What is surprising about this year’s Tar Heels team is that this is not a very good offensive team. And that is because they can’t shoot. They shoot less threes than almost anybody else in the nation (and far below any other Power 5 team). That’s a good thing, because they also shoot it very poorly (just 32%, 246th nationally). They aren’t much better on two-point shots, ranking 222nd, or FTs, ranking 297th.

The exception to this rule is freshman Kerwin Walton, who is knocking down 46% of his threes. He was 4/4 against Duke, scoring 12 big points.

This comes off a scramble drill, and Walton is left open. Walton will also spot up in transition. It will be important to find Walton and not allow him to get open. As the only consistent three point threat, Virginia needs to ensure that he doesn’t go off. Walton doesn’t do a whole let else, so if he’s not getting open looks and knocking them down, he’s probably on the bench.

But fellow freshman Caleb Love, who leads the team in FGA by a large margin, is shooting just 26% from downtown and just 32% overall. It is very hard to be an effective player shooting that poorly from the field. Love’s turnover rate is also sky-high (over 25% of possessions). Love had a big game against Duke, going for 25 points on 9/16 shooting with seven assists. But he also had five turnovers. In the previous game, a loss to Clemson, Love was 2/10 from the field for nine points, with one assist and four turnovers.

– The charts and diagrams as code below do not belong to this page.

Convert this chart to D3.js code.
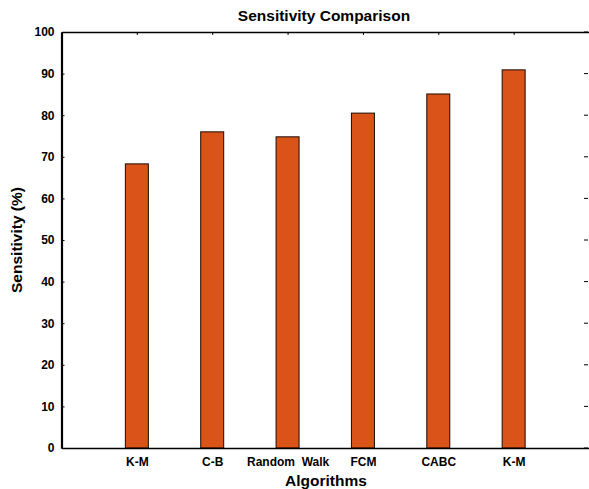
<!DOCTYPE html>
<html>
<head>
<meta charset="utf-8">
<script src="https://cdn.jsdelivr.net/npm/d3@7"></script>
<style>
  body { margin: 0; background: #fff; }
  text { font-family: "Liberation Sans", Arial, sans-serif; font-weight: bold; fill: #000; }
</style>
</head>
<body>
<div id="chart"></div>
<script>
// values
var categories = ["K-M", "C-B", "Random  Walk", "FCM", "CABC", "K-M"];
var sensitivity = [68.3, 76.0, 74.8, 80.5, 85.1, 90.9];
var y_ticks = [0, 10, 20, 30, 40, 50, 60, 70, 80, 90, 100];

var width = 589, height = 489;
// plot box (window.top is taken, hence the prefix)
var plot_left = 61.5, plot_right = 589, plot_top = 32, plot_bottom = 448;

var svg = d3.select("#chart").append("svg")
    .attr("width", width)
    .attr("height", height);

// matlab style: x runs 0..n+1, bars at 1..n
var x = d3.scaleLinear().domain([0, categories.length + 1]).range([plot_left, plot_right]);
var y = d3.scaleLinear().domain([0, 100]).range([plot_bottom, plot_top]);
var bar_w = 0.305 * (x(1) - x(0));

svg.append("g")
    .selectAll("rect")
    .data(sensitivity)
    .enter().append("rect")
        .attr("x", function(d, i) { return x(i + 1) - bar_w / 2; })
        .attr("y", d => y(d))
        .attr("width", bar_w)
        .attr("height", d => y(0) - y(d))
        .attr("fill", "#da5319")
        .attr("stroke", "#1a0a04")
        .attr("stroke-width", 1);

// left axis
var yAxis = d3.axisLeft(y).tickValues(y_ticks).tickSizeInner(-3).tickSizeOuter(0).tickPadding(7);
var gy = svg.append("g").attr("transform", "translate(" + plot_left + ",0)").call(yAxis);
gy.select(".domain").attr("stroke", "#000").attr("stroke-width", 2.2);
gy.selectAll(".tick line").attr("stroke", "#000");
gy.selectAll("text").style("font-size", "12px");

// right side ticks, no line
svg.append("g")
    .selectAll("line")
    .data(y_ticks)
    .enter().append("line")
        .attr("x1", plot_right - 5)
        .attr("x2", plot_right - 1)
        .attr("y1", d => y(d))
        .attr("y2", d => y(d))
        .attr("stroke", "#000");

// bottom axis
var xAxis = d3.axisBottom(x)
    .tickValues(d3.range(1, categories.length + 1))
    .tickFormat(d => categories[d - 1])
    .tickSize(0).tickPadding(9.5);
var gx = svg.append("g").attr("transform", "translate(0," + plot_bottom + ")").call(xAxis);
gx.select(".domain").attr("stroke", "#000").attr("stroke-width", 1.4);
gx.selectAll("text").style("font-size", "12px").style("white-space", "pre");

// top line with small ticks
var xTop = d3.axisTop(x)
    .tickValues(d3.range(1, categories.length + 1))
    .tickFormat("")
    .tickSizeInner(-3).tickSizeOuter(0);
var gt = svg.append("g").attr("transform", "translate(0," + plot_top + ")").call(xTop);
gt.select(".domain").attr("stroke", "#000").attr("stroke-width", 1.4);
gt.selectAll(".tick line").attr("stroke", "#000");

// titles
svg.append("text")
    .attr("x", 324)
    .attr("y", 21)
    .attr("text-anchor", "middle")
    .style("font-size", "15.5px")
    .text("Sensitivity Comparison");

svg.append("text")
    .attr("x", 326)
    .attr("y", 486)
    .attr("text-anchor", "middle")
    .style("font-size", "15.5px")
    .text("Algorithms");

svg.append("text")
    .attr("transform", "translate(22," + (plot_top + plot_bottom) / 2 + ") rotate(-90)")
    .attr("text-anchor", "middle")
    .style("font-size", "15.5px")
    .text("Sensitivity (%)");
</script>
</body>
</html>
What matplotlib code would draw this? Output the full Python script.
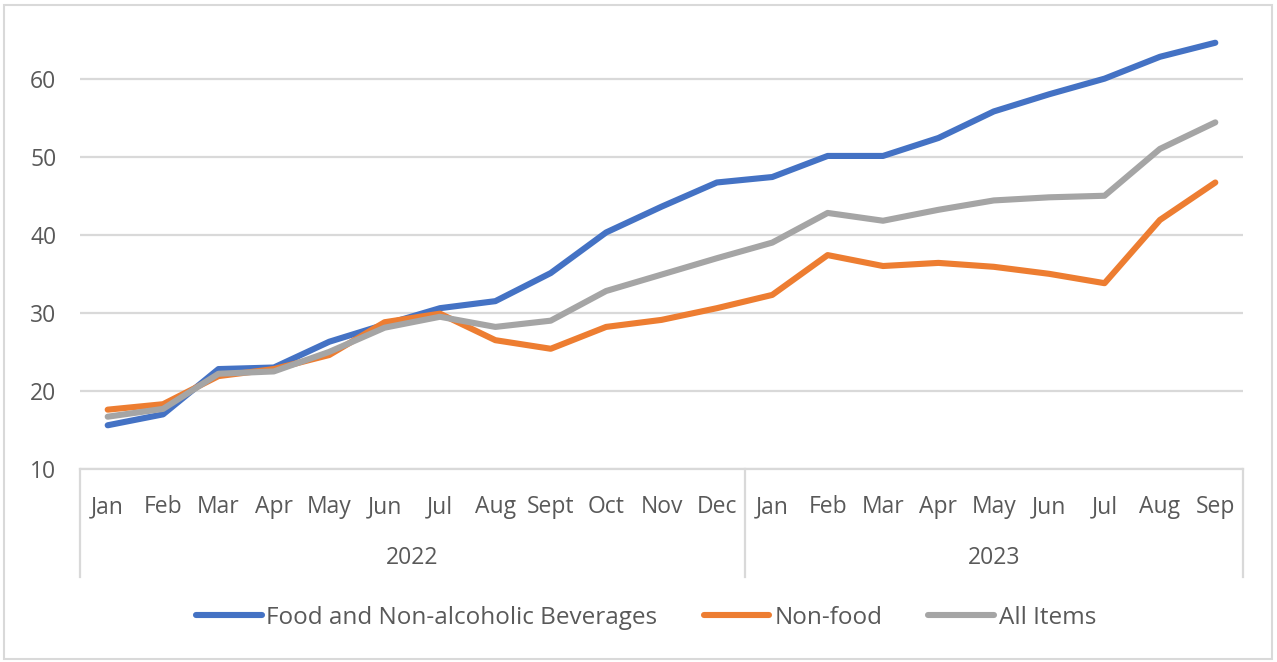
import matplotlib
matplotlib.use("Agg")
import matplotlib.pyplot as plt
import matplotlib.transforms as mtrans
from matplotlib.patches import Rectangle

# Data
months = ["Jan", "Feb", "Mar", "Apr", "May", "Jun", "Jul", "Aug", "Sept", "Oct", "Nov", "Dec",
          "Jan", "Feb", "Mar", "Apr", "May", "Jun", "Jul", "Aug", "Sep"]
years = ["2022", "2023"]
year_lengths = [12, 9]
food = [15.6, 17.0, 22.8, 23.0, 26.3, 28.5, 30.6, 31.5, 35.1, 40.3, 43.6, 46.7,
        47.4, 50.1, 50.1, 52.4, 55.8, 58.0, 60.0, 62.8, 64.6]
non_food = [17.6, 18.3, 21.9, 22.8, 24.6, 28.8, 29.9, 26.5, 25.4, 28.2, 29.1, 30.6,
            32.3, 37.4, 36.0, 36.4, 35.9, 35.0, 33.8, 41.9, 46.7]
all_items = [16.7, 17.7, 22.2, 22.5, 25.0, 28.1, 29.5, 28.2, 29.0, 32.8, 34.9, 37.0,
             39.0, 42.8, 41.8, 43.2, 44.4, 44.8, 45.0, 51.0, 54.4]
series_names = ["Food and Non-alcoholic Beverages", "Non-food", "All Items"]

colors = ["#4472C4", "#ED7D31", "#A5A5A5"]
txt = "#595959"
grid_c = "#D9D9D9"
fs = 16.5

plt.rcParams['font.family'] = ['Open Sans', 'DejaVu Sans']

W, H = 1277, 662
fig = plt.figure(figsize=(W / 100, H / 100), dpi=100)
fig.patches.append(Rectangle((4 / W, 3 / H), 1 - 9 / W, 1 - 8 / H, transform=fig.transFigure,
                             fill=False, edgecolor="#D9D9D9", linewidth=1.5))

left, right, top, bottom = 80, 1243, 24, 469
ax = fig.add_axes([left / W, 1 - bottom / H, (right - left) / W, (bottom - top) / H])

x = list(range(len(months)))
for vals, name, c in zip([food, non_food, all_items], series_names, colors):
    ax.plot(x, vals, color=c, linewidth=4.4, label=name,
            solid_capstyle="round", solid_joinstyle="round", zorder=3)

ax.set_xlim(-0.5, len(months) - 0.5)
ax.set_ylim(10, 67)
ax.set_yticks([10, 20, 30, 40, 50, 60])
ax.yaxis.grid(True, color=grid_c, linewidth=1.6)
ax.set_axisbelow(True)
for s in ["top", "right", "left"]:
    ax.spines[s].set_visible(False)
ax.spines["bottom"].set_color(grid_c)
ax.spines["bottom"].set_linewidth(1.6)
ax.tick_params(axis="y", length=0, pad=17, labelsize=fs, labelcolor=txt)
ax.set_xticks(x)
ax.set_xticklabels(months)
ax.tick_params(axis="x", length=0, pad=19, labelsize=fs, labelcolor=txt)

# two-level category axis: separators and year labels
trans = mtrans.blended_transform_factory(ax.transData, ax.transAxes)
sep_bottom = (bottom - 577) / (bottom - top)
start = -0.5
edges = [start]
for n in year_lengths:
    start += n
    edges.append(start)
for e in edges:
    ax.plot([e, e], [0, sep_bottom], transform=trans, color=grid_c, linewidth=1.6, clip_on=False)
year_y = (bottom - 558) / (bottom - top)
for yr, a, b in zip(years, edges[:-1], edges[1:]):
    ax.text((a + b) / 2, year_y, yr, transform=trans, ha="center", va="center",
            fontsize=fs, color=txt)

leg = fig.legend(loc="center", bbox_to_anchor=(0.506, 1 - 618 / H), ncol=3, frameon=False,
                 fontsize=17.5, handlelength=2.7, handletextpad=0.2, columnspacing=1.9)
for t in leg.get_texts():
    t.set_color(txt)

fig.savefig("out.png", dpi=100)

Up front, big man Garrison Brooks was the Preseason ACC Player of the Year. He’s actually been somewhat disappointing, as his FG% has dropped, his FT rate has dropped and his playing time has subsequently decreased.

He’s still effective down low, and his defense has improved. If he gets good position like that, he’s going to score. Going to be important to keep him out of the paint.

The one thing Brooks and the entire team do well is hit the offensive glass. They are second nationally, grabbing 40% of their own misses. Virginia generally does not allow many second chance points, and rank 10th nationally in defensive rebounding. But we’ve seen teams, Pitt and NC State recently, hurt Virginia on the offensive glass.

UNC has a number of talented big men in the rotation. It starts with Brooks of course, but Armando Bacot and Day’Ron Sharpe are also going to get minutes in the front-court. Bacot may actually be the most talented of the group. UNC will play a lot of minutes with two of those three on the floor. Although it may be tough for Sam Hauser to bang inside with all that beef, it also provides a mismatch on the other end.

This is Bacot, trying to defend on the perimeter. He does not want to be on the perimeter. It’s an easy take and bucket for Simms. We should see Jay Huff spending more time outside on the perimeter in this game, giving him the chance to show off his trademark shot-fake-then-drive-and-dunk.

This is from last season, but watching Huff dunk over the entire Duke team is pretty fun to watch. We have seen several of those this season as well.

Strangely, UNC has been winning basketball games with their defense. With so many big guys, they are one of the top shot-blocking teams in the nation and they are also strong on the defensive glass. But their perimeter defense isn’t great. Some of that is struggles guarding bigs on the perimeter. But they are also weak on the wings. Clemson’s 6’8” Hunter Tyson led the way with 16 points on 5/11 shooting. Pitt’s Justin Champagnie had 23 points on 7/12 shooting. And NC State’s Devon Daniels had 21 points on 9/16 shooting in a losing effort. All are examples of scoring wings who had big games against UNC, and while Murphy isn’t as aggressive as those other guys, he’s a better outside shooter and has been playing very well of late.

UNC traps in the corner and basically completely forgets about Champagnie. He’s only the leading scorer in the ACC, why would they want to defend him?

Virginia’s struggles this year have mostly come against teams with bigs who can shoot. UNC does not have that. What they do have is a very strong interior presence. Getting Kadin Shadrick back last game bodes well for his availability this week. We don’t know if he’s truly in game shape, but any minutes he can give as a breather for Huff inside will be big. We’ll probably also see some of Caffaro, who has the size to protect the glass and defend UNC’s bigs.

This is an interesting UNC team, going against what is big and popular in basketball these days. Most teams are spreading the floor and shooting threes. UNC is one of the biggest teams in the nation and they want to pummel you inside. But they also want to get out in transition. Those are two things that don’t normally go together. If Virginia can control the tempo and keep the Heels off the offensive glass, they should be able to shut down this offense, and they just need to knock down enough shots to win the game.